Five Americans who changed Tony Blair
1. Will Marshall. In 1992, the President of the Progressive Policy Institute was visited by two young British Labour politicians. One of them was Gordon Brown, he forgot the name of the other.
But the impact on Blair of Marshall and his colleagues in the Democratic Leadership Council was greater. Brown and Blair were visiting to get tips from Clinton associates. The PPI was one of the most fruitful sources. Their working papers helped new Labour get started on a new policy agenda - with a Centre Right bent.
The identity of thinking became so great that Marshall now says that the balance of intellectual payments has changed and that the Democrats are drawing from new Labour. Blair became a new Southern Democrat.
2. Bill Clinton. The election of Clinton profoundly altered Blair and his associates. Philip Gould, Blair's pollster and one of the biggest influences upon him, spent time working on the campaign and absorbed its lessons.
Clinton changed Blair in three ways. First, the Blairites copied Clinton’s "War Room" and began combating the Tories in every news cycle. Second, Tony Blair learned from Clinton's immensely effective rhetorical style. He too began to feel the pain of the middle class. And finally, Clinton's failings hardened Blair. He reacted against the criticism that Clinton avoided hard choices by becoming harder himself. This trait first showed itself during the Kosovo conflict.
3. Rupert Murdoch. Your estimation of the influence of the proprietor of The Sun and The Times on the Prime Minister depends very much on what you think of Tony Blair. Do you think that his politics are on the Centre Right anyway or do you believe that he moved to the Right simply to win the support of the tabloid press? Perhaps it's a bit more complicated than that. Mr Blair provided his own assessment of the relationship last summer in a speech to a gathering of News Corp executives:
Rupert, it’s great to be back at the News Corp conference after all these years. When I first met you, I wasn’t sure I liked you, but I feared you. Now that my days of fighting elections are over, I don’t actually fear you, but I do like you.
This captures perfectly the way Blair has changed during his period in office - what he may have started out doing through necessity, he ended up doing though conviction.
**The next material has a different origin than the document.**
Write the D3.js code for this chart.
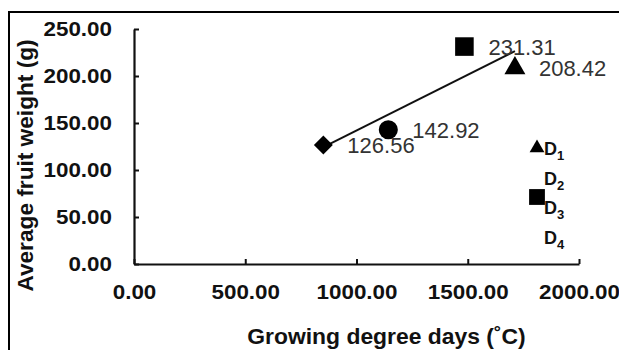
<!DOCTYPE html>
<html>
<head>
<meta charset="utf-8">
<script src="https://cdn.jsdelivr.net/npm/d3@7"></script>
<style>
  body { margin: 0; background: #fff; }
  svg text { font-family: "Liberation Sans", Arial, sans-serif; }
</style>
</head>
<body>
<div id="chart"></div>
<script>
// data
var gdd = [851, 1143, 1485, 1712];
var fruitWeight = [126.56, 142.92, 231.31, 208.42];
var shapes = ["diamond", "circle", "square", "triangle"];
var trendX = [851, 1712];
var trendY = [124.3, 226.4];
var xTicks = [0, 500, 1000, 1500, 2000];
var yTicks = [0, 50, 100, 150, 200, 250];
var legendNames = ["1", "2", "3", "4"];

var svgWidth = 619;
var svgHeight = 350;

var svg = d3.select("#chart")
  .append("svg")
  .attr("width", svgWidth)
  .attr("height", svgHeight);

// frame round the figure
svg.append("path")
  .attr("d", "M9,350V12H619")
  .attr("fill", "none")
  .attr("stroke", "#000")
  .attr("stroke-width", 2);

var x = d3.scaleLinear().domain([0, 2000]).range([134, 579]);
var y = d3.scaleLinear().domain([0, 250]).range([264, 29]);

function stretch(sel, k) {
  sel.each(function() {
    var len = this.getComputedTextLength();
    d3.select(this)
      .attr("textLength", len * k)
      .attr("lengthAdjust", "spacingAndGlyphs");
  });
}

// axes
var xAxis = svg.append("g")
  .attr("transform", "translate(0,264)")
  .call(d3.axisBottom(x).tickValues(xTicks).tickSize(-5).tickSizeOuter(0)
    .tickFormat(d3.format(".2f")));

var yAxis = svg.append("g")
  .attr("transform", "translate(134,0)")
  .call(d3.axisLeft(y).tickValues(yTicks).tickSize(-5).tickSizeOuter(0)
    .tickPadding(22).tickFormat(d3.format(".2f")));

[xAxis, yAxis].forEach(function(g) {
  g.select(".domain").attr("stroke", "#111").attr("stroke-width", 2.2);
  g.selectAll(".tick line").attr("stroke", "#111").attr("stroke-width", 2);
  g.selectAll(".tick text")
    .attr("fill", "#111")
    .attr("font-size", 20)
    .attr("font-weight", "bold")
    .attr("font-family", "Liberation Sans, Arial, sans-serif");
});
xAxis.selectAll(".tick text").attr("y", 35).attr("dy", null);
stretch(xAxis.selectAll(".tick text"), 1.12);
stretch(yAxis.selectAll(".tick text"), 1.12);

// axis titles
var xTitle = svg.append("text")
  .attr("x", 386.5)
  .attr("y", 344)
  .attr("text-anchor", "middle")
  .attr("font-size", 22)
  .attr("font-weight", "bold")
  .attr("fill", "#111")
  .text("Growing degree days (˚C)");
stretch(xTitle, 1.04);

var yTitle = svg.append("text")
  .attr("transform", "translate(33,165.5) rotate(-90)")
  .attr("text-anchor", "middle")
  .attr("font-size", 22)
  .attr("font-weight", "bold")
  .attr("fill", "#111")
  .text("Average fruit weight (g)");
stretch(yTitle, 1.03);

// trend line
var line = d3.line()
  .x(function(d) { return x(d[0]); })
  .y(function(d) { return y(d[1]); });

svg.append("path")
  .datum(d3.zip(trendX, trendY))
  .attr("d", line)
  .attr("fill", "none")
  .attr("stroke", "#111")
  .attr("stroke-width", 2);

// markers
var symbolFor = {
  diamond: d3.symbol().type(d3.symbolSquare).size(180),
  circle: d3.symbol().type(d3.symbolCircle).size(285),
  square: d3.symbol().type(d3.symbolSquare).size(345),
  triangle: d3.symbol().type(d3.symbolTriangle).size(190)
};

var points = d3.range(gdd.length).map(function(i) {
  return { x: gdd[i], y: fruitWeight[i], shape: shapes[i] };
});

svg.selectAll(".pt")
  .data(points)
  .enter()
  .append("path")
  .attr("class", "pt")
  .attr("d", function(d) { return symbolFor[d.shape](); })
  .attr("transform", function(d) {
    var t = "translate(" + x(d.x) + "," + y(d.y) + ")";
    return d.shape === "diamond" ? t + " rotate(45)" : t;
  })
  .attr("fill", "#000");

svg.selectAll(".val")
  .data(points)
  .enter()
  .append("text")
  .attr("class", "val")
  .attr("x", function(d) { return x(d.x) + 24; })
  .attr("y", function(d) { return y(d.y) + 8; })
  .attr("font-size", 22)
  .attr("fill", "#333")
  .text(function(d) { return d.y.toFixed(2); });

// legend, D1..D4
var legend = svg.append("g");
var rowY = [155, 185, 214, 244];

legendNames.forEach(function(n, i) {
  var t = legend.append("text")
    .attr("x", 544)
    .attr("y", rowY[i])
    .attr("font-size", 18)
    .attr("font-weight", "bold")
    .attr("fill", "#111");
  t.append("tspan").text("D");
  t.append("tspan").attr("font-size", 13).attr("dy", 5).text(n);
});

legend.append("path")
  .attr("d", d3.symbol().type(d3.symbolTriangle).size(95)())
  .attr("transform", "translate(537,148)")
  .attr("fill", "#000");

legend.append("path")
  .attr("d", d3.symbol().type(d3.symbolSquare).size(250)())
  .attr("transform", "translate(537,197)")
  .attr("fill", "#000");
</script>
</body>
</html>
4. Dick Morris. When Bill Clinton was choosing his holiday destination, he turned to his pollster for advice. He ended up in Wyoming. The obsessive use of focus group polling became part of Tony Blair's working method too.
In his book, Behind the Oval Office, about his work for Clinton, Morris set out his methods for developing policy. Morris suggests neutralising the Right on their strong issues - crime and the economy - leaving them to fight where they are weak - education, the environment and so on. Blair followed Morris's methods and ideas very closely.
In fact, Behind the Oval Office, written as a memoir of Morris’s time advising Clinton, remains one of the best texts on Blair's political methods.
5. George W. Bush. The partnership of Bush and Blair, the linking of their names in the public imagination, is an unlikely one. It happened because of Tony Blair's natural liberal interventionism and his view of the importance of the "special relationship". If George Bush had not chosen to invade Iraq, Tony Blair almost certainly would not have advocated doing so. But once the US President had made up his mind to proceed, the British prime minister was never going to allow the Americans to act alone.
Acting together with George Bush has changed Tony Blair in two ways - it has reinforced his interventionist instincts, making that a more prominent part of his political make-up; and it has made him a harder, more ideological politician. He became less reliant on popularity, less concerned about it. And lucky for him that he did, since at the same time he also became a great deal less popular.